The Federal Trade Commission is updating its guidelines for environment-related marketing claims, but it’s not clear when new guidelines might take effect or whether they will make greenwashing less common. In the meantime, there are things you can do to spot some—though not all—greenwashing…
Check the number on “recyclable” plastics. If a plastic product or plastic packaging is labeled “recyclable,” search the item for a small number identifying the type of plastic used—this number will be surrounded by a triangle of arrows. Many types of plastic that are recyclable in theory are rarely recycled because facilities for doing so don’t exist in most areas and/or those plastics cannot be recycled economically. Result: They end up in landfills or incinerators. The only plastics that are likely to be recycled are those marked 1 (PETE/PET) or 2 (HDPE), according to research conducted in 2020.
Look for details about “compostable” claims.

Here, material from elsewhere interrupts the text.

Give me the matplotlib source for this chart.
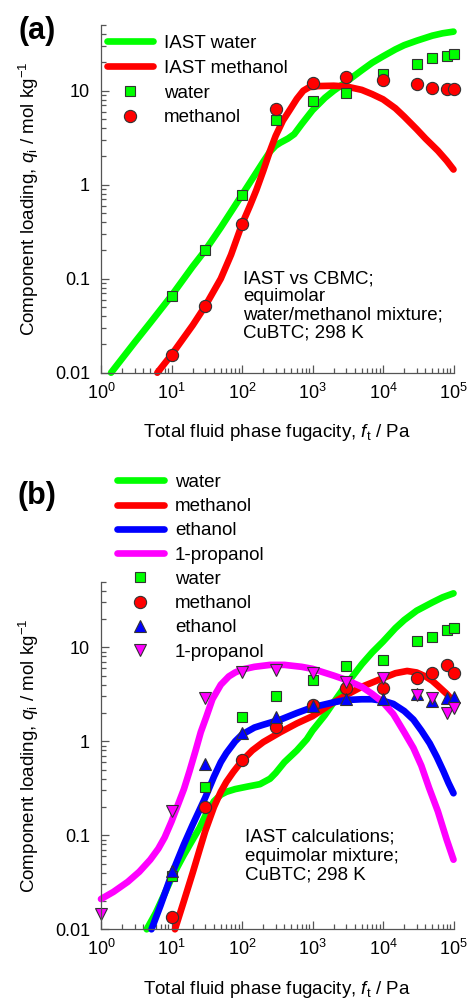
import matplotlib
matplotlib.use("Agg")
import matplotlib.pyplot as plt
from matplotlib.ticker import LogLocator, NullFormatter, FixedLocator, FixedFormatter

plt.rcParams['font.family'] = ['Liberation Sans', 'DejaVu Sans']
plt.rcParams['mathtext.fontset'] = 'custom'
plt.rcParams['mathtext.rm'] = 'Liberation Sans'
plt.rcParams['mathtext.it'] = 'Liberation Sans:italic'
plt.rcParams['mathtext.bf'] = 'Liberation Sans:bold'

# ---------------- (a) water/methanol, IAST vs CBMC ----------------
a_cbmc_f = [10, 30, 100, 300, 1000, 3000, 1e4, 3e4, 5e4, 8e4, 1e5]
a_cbmc_water = [0.0655, 0.2, 0.78, 4.9, 7.8, 9.4, 15.0, 19.1, 22.1, 23.4, 24.6]
a_cbmc_methanol = [0.0155, 0.051, 0.38, 6.4, 12.2, 13.9, 13.0, 11.7, 10.8, 10.35, 10.4]

a_iast_water_f = [1.39, 3, 5, 10, 20, 30, 50, 100, 150, 200, 250, 300, 350, 450, 550,
                  700, 1000, 1500, 2000, 3000, 5000, 7000, 1e4, 1.5e4, 2e4, 3e4,
                  5e4, 7e4, 1e5]
a_iast_water_q = [0.01, 0.021, 0.034, 0.066, 0.135, 0.2, 0.35, 0.78, 1.25, 1.75, 2.25,
                  2.6, 2.8, 3.1, 3.45, 4.4, 6.2, 8.4, 10.0, 12.4, 16.5, 19.8, 23.2,
                  27.5, 30.5, 34, 38.5, 40.8, 42.5]

a_iast_meth_f = [6.3, 10, 20, 30, 50, 70, 100, 130, 160, 200, 250, 300, 380, 480, 600,
                 740, 900, 1200, 2000, 3000, 5000, 7000, 1e4, 1.5e4, 2e4, 3e4, 4e4,
                 6e4, 8e4, 1e5]
a_iast_meth_q = [0.01, 0.0155, 0.032, 0.051, 0.1, 0.18, 0.38, 0.6, 0.88, 1.4, 2.3, 3.3,
                 4.8, 6.3, 8.2, 10.0, 10.9, 11.2, 11.3, 11.1, 10.2, 9.2, 8.1, 6.5,
                 5.3, 3.9, 3.1, 2.3, 1.8, 1.45]

# ---------------- (b) quaternary mixture, IAST ----------------
b_f = [10, 30, 100, 300, 1000, 3000, 1e4, 3e4, 5e4, 8e4, 1e5]
b_water = [0.037, 0.33, 1.83, 3.03, 4.49, 6.32, 7.33, 11.75, 13.0, 15.3, 16.2]
b_methanol = [0.0136, 0.20, 0.63, 1.41, 2.43, 3.66, 3.72, 4.68, 5.37, 6.48, 5.37]
b_ethanol = [0.042, 0.574, 1.23, 1.83, 2.38, 2.8, 2.8, 3.15, 2.7, 2.86, 2.98]
b_prop_f = [1, 10, 30, 100, 300, 1000, 3000, 1e4, 3e4, 5e4, 8e4, 1e5]
b_propanol = [0.0146, 0.183, 2.87, 5.5, 5.74, 5.29, 4.31, 4.7, 3.11, 2.91, 2.01, 2.24]

b_line_water_f = [4.45, 6, 8, 10, 15, 20, 25, 30, 40, 50, 60, 80, 120, 180, 250, 300,
                  400, 600, 830, 1000, 1500, 2000, 3000, 5000, 7000, 1e4, 1.5e4,
                  2e4, 3e4, 5e4, 7e4, 1e5]
b_line_water_q = [0.01, 0.015, 0.024, 0.035, 0.062, 0.09, 0.12, 0.16, 0.23, 0.27, 0.29,
                  0.31, 0.33, 0.35, 0.4, 0.46, 0.6, 0.8, 1.05, 1.3, 1.9, 2.6, 4.0,
                  6.6, 8.8, 11.5, 16, 19.5, 24.5, 30, 34, 37.5]

b_line_meth_f = [11.2, 15, 20, 25, 30, 40, 50, 60, 75, 100, 140, 200, 350, 600, 1000,
                 2000, 3000, 5000, 1e4, 1.5e4, 2.2e4, 3e4, 4e4, 5e4, 6e4, 8e4, 1e5]
b_line_meth_q = [0.01, 0.02, 0.04, 0.07, 0.11, 0.2, 0.29, 0.37, 0.47, 0.62, 0.8, 0.98,
                 1.25, 1.55, 1.85, 2.6, 3.1, 3.8, 4.7, 5.3, 5.6, 5.4, 4.9, 4.4, 3.9,
                 3.2, 2.65]

b_line_eth_f = [5.2, 7, 10, 15, 20, 30, 40, 50, 60, 80, 100, 150, 200, 350, 600, 1000,
                2000, 3000, 5000, 7000, 1e4, 1.4e4, 2e4, 2.7e4, 3.5e4, 4.6e4, 5.8e4,
                7.2e4, 8.5e4, 1e5]
b_line_eth_q = [0.01, 0.018, 0.038, 0.08, 0.13, 0.25, 0.42, 0.6, 0.75, 1.0, 1.18, 1.4,
                1.5, 1.7, 2.0, 2.3, 2.6, 2.75, 2.8, 2.8, 2.7, 2.5, 2.1, 1.7, 1.3,
                0.95, 0.68, 0.48, 0.36, 0.28]

b_line_prop_f = [1, 1.5, 2.4, 3.5, 5, 6.5, 8, 10, 12, 15, 18, 22, 26, 31, 38, 50, 65,
                 80, 100, 150, 250, 400, 700, 1000, 2000, 3000, 5000, 7000, 1e4,
                 1.4e4, 2e4, 2.7e4, 3.5e4, 4.5e4, 6e4, 8e4, 1e5]
b_line_prop_q = [0.021, 0.025, 0.032, 0.041, 0.055, 0.072, 0.095, 0.14, 0.2, 0.31,
                 0.48, 0.8, 1.25, 1.8, 2.8, 4.0, 4.9, 5.4, 5.8, 6.2, 6.5, 6.5, 6.2,
                 5.9, 5.0, 4.5, 3.8, 3.2, 2.6, 1.95, 1.25, 0.85, 0.55, 0.32, 0.18,
                 0.09, 0.055]

x_ticks = [1, 10, 100, 1e3, 1e4, 1e5]
x_ticklabels = [r'$10^{0}$', r'$10^{1}$', r'$10^{2}$', r'$10^{3}$', r'$10^{4}$', r'$10^{5}$']
y_ticks = [0.01, 0.1, 1, 10]
y_ticklabels = ['0.01', '0.1', '1', '10']

GREEN = '#00ff00'
RED = '#ff0000'
BLUE = '#0000ff'
MAGENTA = '#ff00ff'
EDGE = '#333333'
AXC = '#555555'
FS = 13.5
FS_TICK = 13

W, H = 467, 999
fig = plt.figure(figsize=(W / 100, H / 100), dpi=100)

def px_axes(x0, y0, x1, y1):
    return fig.add_axes([x0 / W, 1 - y1 / H, (x1 - x0) / W, (y1 - y0) / H])

ax_a = px_axes(101, 25, 453.5, 372.7)
ax_b = px_axes(101, 581.6, 453.5, 929.3)

LW = 4.8
MS = 8.3
line_kw = dict(lw=LW, solid_capstyle='round', solid_joinstyle='round', clip_on=False)
mk_kw = dict(ls='none', mec=EDGE, mew=0.8, clip_on=False)

def style_axes(ax):
    ax.set_xscale('log')
    ax.set_yscale('log')
    ax.set_xlim(1, 1e5)
    ax.set_ylim(0.01, 50)
    for s in ('top', 'right'):
        ax.spines[s].set_visible(False)
    for s in ('left', 'bottom'):
        ax.spines[s].set_color(AXC)
        ax.spines[s].set_linewidth(0.9)
    ax.xaxis.set_major_locator(FixedLocator(x_ticks))
    ax.xaxis.set_major_formatter(FixedFormatter(x_ticklabels))
    ax.yaxis.set_major_locator(FixedLocator(y_ticks))
    ax.yaxis.set_major_formatter(FixedFormatter(y_ticklabels))
    ax.xaxis.set_minor_locator(LogLocator(base=10, subs=range(2, 10)))
    ax.yaxis.set_minor_locator(LogLocator(base=10, subs=range(2, 10)))
    ax.xaxis.set_minor_formatter(NullFormatter())
    ax.yaxis.set_minor_formatter(NullFormatter())
    ax.tick_params(which='both', direction='in', color=AXC, width=0.9,
                   labelsize=FS_TICK, labelcolor='black')
    ax.tick_params(which='major', length=5.5)
    ax.tick_params(which='minor', length=3.5)
    ax.tick_params(axis='x', which='major', pad=7)
    ax.tick_params(axis='y', which='major', pad=8)
    ax.set_xlabel(r'Total fluid phase fugacity, $\mathit{f}$$_\mathrm{t}$ / Pa',
                  fontsize=FS, labelpad=14)
    ax.set_ylabel(r'Component loading, $\mathit{q}$$_\mathrm{i}$ / mol kg$^{-1}$',
                  fontsize=FS, labelpad=10)

leg_kw = dict(loc='upper left', bbox_transform=fig.transFigure, frameon=False,
              fontsize=FS, handletextpad=0.6, borderpad=0.2, borderaxespad=0)

# ---- panel (a)
style_axes(ax_a)
ax_a.plot(a_iast_water_f, a_iast_water_q, color=GREEN, label='IAST water', **line_kw)
ax_a.plot(a_iast_meth_f, a_iast_meth_q, color=RED, label='IAST methanol', **line_kw)
ax_a.plot(a_cbmc_f, a_cbmc_water, marker='s', ms=MS - 0.5, mfc=GREEN, label='water', **mk_kw)
ax_a.plot(a_cbmc_f, a_cbmc_methanol, marker='o', ms=MS + 0.5, mfc=RED, label='methanol', **mk_kw)
ax_a.legend(bbox_to_anchor=(103 / W, 1 - 31 / H), handlelength=2.45,
            labelspacing=0.41, **leg_kw)
ax_a.text(243 / W, 1 - 270 / H,
          'IAST vs CBMC;\nequimolar\nwater/methanol mixture;\nCuBTC; 298 K',
          transform=fig.transFigure, fontsize=FS, va='top', ha='left',
          linespacing=1.1)
fig.text(37 / W, 1 - 31 / H, '(a)', fontsize=22, fontweight='bold',
         ha='center', va='center')

# ---- panel (b)
style_axes(ax_b)
ax_b.plot(b_line_water_f, b_line_water_q, color=GREEN, label='water', **line_kw)
ax_b.plot(b_line_meth_f, b_line_meth_q, color=RED, label='methanol', **line_kw)
ax_b.plot(b_line_eth_f, b_line_eth_q, color=BLUE, label='ethanol', **line_kw)
ax_b.plot(b_line_prop_f, b_line_prop_q, color=MAGENTA, label='1-propanol', **line_kw)
ax_b.plot(b_f, b_water, marker='s', ms=MS - 0.5, mfc=GREEN, label='water', **mk_kw)
ax_b.plot(b_f, b_methanol, marker='o', ms=MS + 0.5, mfc=RED, label='methanol', **mk_kw)
ax_b.plot(b_f, b_ethanol, marker='^', ms=MS + 0.5, mfc=BLUE, label='ethanol', **mk_kw)
ax_b.plot(b_prop_f, b_propanol, marker='v', ms=MS + 0.5, mfc=MAGENTA, label='1-propanol', **mk_kw)
ax_b.legend(bbox_to_anchor=(113 / W, 1 - 470 / H), handlelength=2.5,
            labelspacing=0.38, **leg_kw)
ax_b.text(245 / W, 1 - 829 / H,
          'IAST calculations;\nequimolar mixture;\nCuBTC; 298 K',
          transform=fig.transFigure, fontsize=FS, va='top', ha='left',
          linespacing=1.13)
fig.text(37 / W, 1 - 496 / H, '(b)', fontsize=22, fontweight='bold',
         ha='center', va='center')

fig.savefig('out.png', dpi=100)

When the word “compostable” is on packaging, you might assume that you can dispose of the item in a backyard compost bin. But some compostable products are compostable only in commercial facilities, which are not available in many parts of the US. There sometimes is a small-print disclaimer on “compostable” products explaining how they can be composted—read the fine print and do your research.
Enter the company or product name and the word “greenwashing” into a search engine. If there are concerns about the legitimacy of a company’s environmental claims, some publication or website likely has written something about it. While these write-ups cannot always be taken at face value, you can weigh both the claims and concerns before making purchases.